#### DIRECTIONS FOR THIS TASK:
Provide an exact copy of the data, excluding the images.

#### DATASET SECTION:

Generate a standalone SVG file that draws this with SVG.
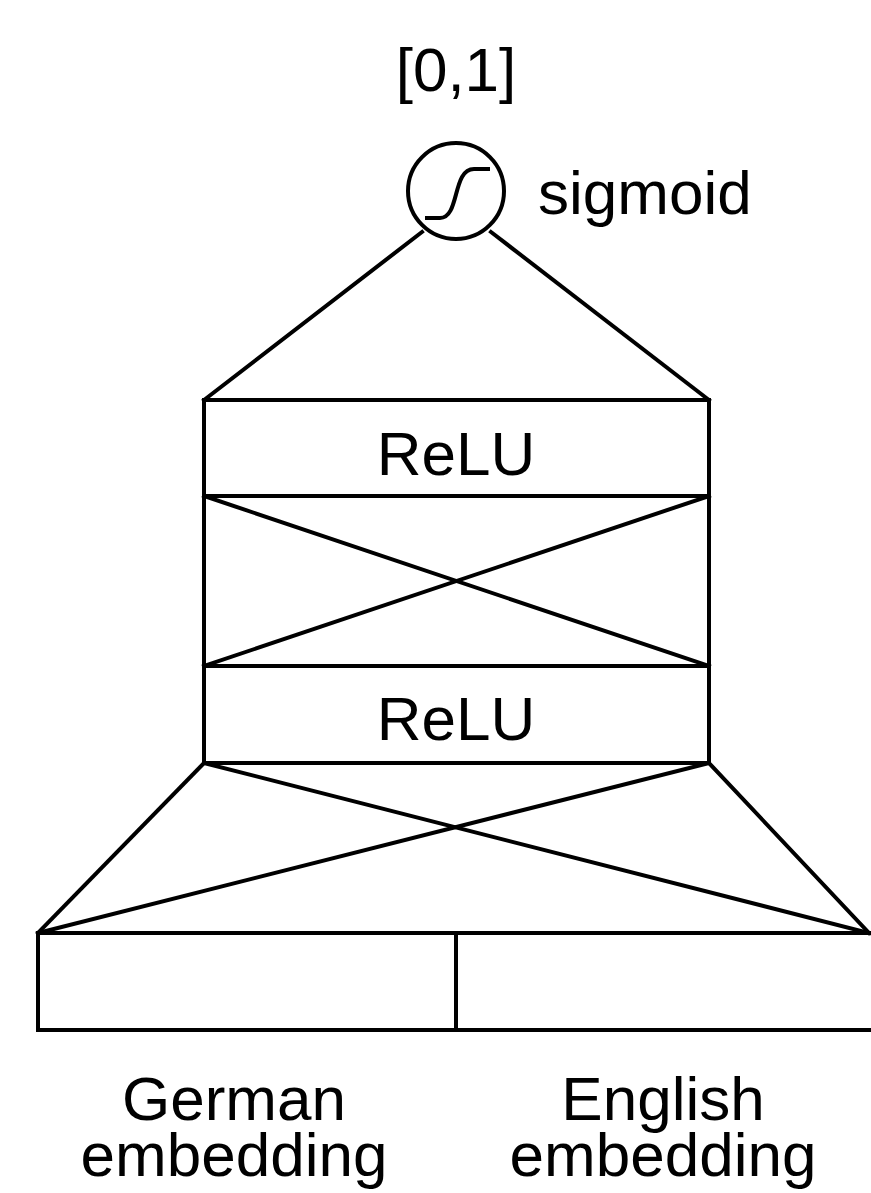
<svg xmlns="http://www.w3.org/2000/svg" width="871" height="1193" viewBox="0 0 871 1193">
<style>
.s{fill:none;stroke:#000;stroke-width:4;stroke-linejoin:miter;stroke-linecap:square}
.b{fill:#fff;stroke:#000;stroke-width:4}
text{font-family:"Liberation Sans",Arial,sans-serif;font-size:62px;fill:#000}
.m{text-anchor:middle}
</style>
<rect width="871" height="1193" fill="#fff"/>
<g id="connectors">
<line class="s" x1="422" y1="232" x2="204" y2="400"/>
<line class="s" x1="491" y1="232" x2="709" y2="400"/>
<line class="s" x1="204" y1="496" x2="709" y2="666"/>
<line class="s" x1="709" y1="496" x2="204" y2="666"/>
<line class="s" x1="204" y1="496" x2="204" y2="666"/>
<line class="s" x1="709" y1="496" x2="709" y2="666"/>
<line class="s" x1="204" y1="763" x2="38" y2="933"/>
<line class="s" x1="709" y1="763" x2="869" y2="933"/>
<line class="s" x1="204" y1="763" x2="869" y2="933"/>
<line class="s" x1="709" y1="763" x2="38" y2="933"/>
</g>
<g id="output">
<text class="m" x="456" y="91">[0,1]</text>
</g>
<g id="sigmoid">
<circle class="b" cx="456" cy="191" r="48"/>
<path class="s" d="M427,218 L440,218 C460,218 452,169 474,169 L488,169" stroke-linecap="butt"/>
<text x="538" y="214">sigmoid</text>
</g>
<g id="relu1">
<rect class="b" x="204" y="400" width="505" height="96"/>
<text class="m" x="456" y="475">ReLU</text>
</g>
<g id="relu2">
<rect class="b" x="204" y="666" width="505" height="97"/>
<text class="m" x="456" y="740">ReLU</text>
</g>
<g id="german">
<path class="s" d="M456,933 L38,933 L38,1030 L456,1030"/>
<text class="m" x="234" y="1120">German</text>
<text class="m" x="234" y="1176">embedding</text>
</g>
<g id="english">
<path class="s" d="M456,933 L875,933 M875,1030 L456,1030 M456,933 L456,1030"/>
<text class="m" x="663" y="1120">English</text>
<text class="m" x="663" y="1176">embedding</text>
</g>
</svg>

#### RESPONSE TO THE TASK:
Generate a standalone SVG file that draws this with SVG.
<svg xmlns="http://www.w3.org/2000/svg" width="871" height="1193" viewBox="0 0 871 1193">
<style>
.s{fill:none;stroke:#000;stroke-width:4;stroke-linejoin:miter;stroke-linecap:square}
.b{fill:#fff;stroke:#000;stroke-width:4}
text{font-family:"Liberation Sans",Arial,sans-serif;font-size:62px;fill:#000}
.m{text-anchor:middle}
</style>
<rect width="871" height="1193" fill="#fff"/>
<g id="connectors">
<line class="s" x1="422" y1="232" x2="204" y2="400"/>
<line class="s" x1="491" y1="232" x2="709" y2="400"/>
<line class="s" x1="204" y1="496" x2="709" y2="666"/>
<line class="s" x1="709" y1="496" x2="204" y2="666"/>
<line class="s" x1="204" y1="496" x2="204" y2="666"/>
<line class="s" x1="709" y1="496" x2="709" y2="666"/>
<line class="s" x1="204" y1="763" x2="38" y2="933"/>
<line class="s" x1="709" y1="763" x2="869" y2="933"/>
<line class="s" x1="204" y1="763" x2="869" y2="933"/>
<line class="s" x1="709" y1="763" x2="38" y2="933"/>
</g>
<g id="output">
<text class="m" x="456" y="91">[0,1]</text>
</g>
<g id="sigmoid">
<circle class="b" cx="456" cy="191" r="48"/>
<path class="s" d="M427,218 L440,218 C460,218 452,169 474,169 L488,169" stroke-linecap="butt"/>
<text x="538" y="214">sigmoid</text>
</g>
<g id="relu1">
<rect class="b" x="204" y="400" width="505" height="96"/>
<text class="m" x="456" y="475">ReLU</text>
</g>
<g id="relu2">
<rect class="b" x="204" y="666" width="505" height="97"/>
<text class="m" x="456" y="740">ReLU</text>
</g>
<g id="german">
<path class="s" d="M456,933 L38,933 L38,1030 L456,1030"/>
<text class="m" x="234" y="1120">German</text>
<text class="m" x="234" y="1176">embedding</text>
</g>
<g id="english">
<path class="s" d="M456,933 L875,933 M875,1030 L456,1030 M456,933 L456,1030"/>
<text class="m" x="663" y="1120">English</text>
<text class="m" x="663" y="1176">embedding</text>
</g>
</svg>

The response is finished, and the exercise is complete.